***** DATA SECTION *****

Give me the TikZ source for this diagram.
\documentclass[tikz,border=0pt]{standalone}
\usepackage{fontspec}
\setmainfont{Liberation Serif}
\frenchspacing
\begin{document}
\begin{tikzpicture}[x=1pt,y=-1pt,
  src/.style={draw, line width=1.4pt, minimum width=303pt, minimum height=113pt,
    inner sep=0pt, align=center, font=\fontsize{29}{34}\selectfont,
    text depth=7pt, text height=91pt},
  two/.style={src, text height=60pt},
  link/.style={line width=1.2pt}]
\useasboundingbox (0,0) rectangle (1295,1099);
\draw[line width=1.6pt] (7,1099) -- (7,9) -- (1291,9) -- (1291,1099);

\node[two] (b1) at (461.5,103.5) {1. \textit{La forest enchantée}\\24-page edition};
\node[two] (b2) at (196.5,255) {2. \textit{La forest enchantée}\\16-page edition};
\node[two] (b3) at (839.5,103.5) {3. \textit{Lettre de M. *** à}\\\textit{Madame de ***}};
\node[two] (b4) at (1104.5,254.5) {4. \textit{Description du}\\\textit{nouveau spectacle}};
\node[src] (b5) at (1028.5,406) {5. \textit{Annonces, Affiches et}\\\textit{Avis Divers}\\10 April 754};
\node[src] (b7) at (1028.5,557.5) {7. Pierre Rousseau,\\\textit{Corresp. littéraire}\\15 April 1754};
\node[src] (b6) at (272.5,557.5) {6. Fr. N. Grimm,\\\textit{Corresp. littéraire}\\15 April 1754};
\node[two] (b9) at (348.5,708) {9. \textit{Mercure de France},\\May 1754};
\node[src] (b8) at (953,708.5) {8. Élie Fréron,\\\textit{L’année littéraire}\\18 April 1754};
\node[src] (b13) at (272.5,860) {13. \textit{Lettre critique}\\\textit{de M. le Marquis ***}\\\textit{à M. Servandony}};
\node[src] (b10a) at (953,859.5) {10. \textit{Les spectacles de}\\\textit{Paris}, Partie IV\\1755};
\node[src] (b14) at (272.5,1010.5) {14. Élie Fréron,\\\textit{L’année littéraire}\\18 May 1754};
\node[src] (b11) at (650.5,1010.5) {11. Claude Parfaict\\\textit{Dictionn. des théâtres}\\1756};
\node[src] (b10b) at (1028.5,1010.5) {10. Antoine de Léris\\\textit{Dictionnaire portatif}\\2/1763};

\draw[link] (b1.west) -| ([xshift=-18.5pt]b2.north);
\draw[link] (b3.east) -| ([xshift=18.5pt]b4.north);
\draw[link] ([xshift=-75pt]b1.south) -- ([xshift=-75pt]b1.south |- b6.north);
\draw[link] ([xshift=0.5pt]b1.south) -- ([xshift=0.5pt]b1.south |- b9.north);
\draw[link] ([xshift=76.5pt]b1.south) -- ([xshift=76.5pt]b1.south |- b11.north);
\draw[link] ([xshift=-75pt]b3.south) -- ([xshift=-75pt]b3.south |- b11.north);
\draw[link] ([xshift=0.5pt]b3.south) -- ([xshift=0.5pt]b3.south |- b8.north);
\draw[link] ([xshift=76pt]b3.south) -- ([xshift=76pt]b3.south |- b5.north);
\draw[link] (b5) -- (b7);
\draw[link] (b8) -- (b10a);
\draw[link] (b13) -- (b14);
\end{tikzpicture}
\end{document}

*****

Please repeat word for word the lines above that run from the beginning through the line containing "(1291,9) -- (1291,1099);", keeping both the first and that last line.

Give me the TikZ source for this diagram.
\documentclass[tikz,border=0pt]{standalone}
\usepackage{fontspec}
\setmainfont{Liberation Serif}
\frenchspacing
\begin{document}
\begin{tikzpicture}[x=1pt,y=-1pt,
  src/.style={draw, line width=1.4pt, minimum width=303pt, minimum height=113pt,
    inner sep=0pt, align=center, font=\fontsize{29}{34}\selectfont,
    text depth=7pt, text height=91pt},
  two/.style={src, text height=60pt},
  link/.style={line width=1.2pt}]
\useasboundingbox (0,0) rectangle (1295,1099);
\draw[line width=1.6pt] (7,1099) -- (7,9) -- (1291,9) -- (1291,1099);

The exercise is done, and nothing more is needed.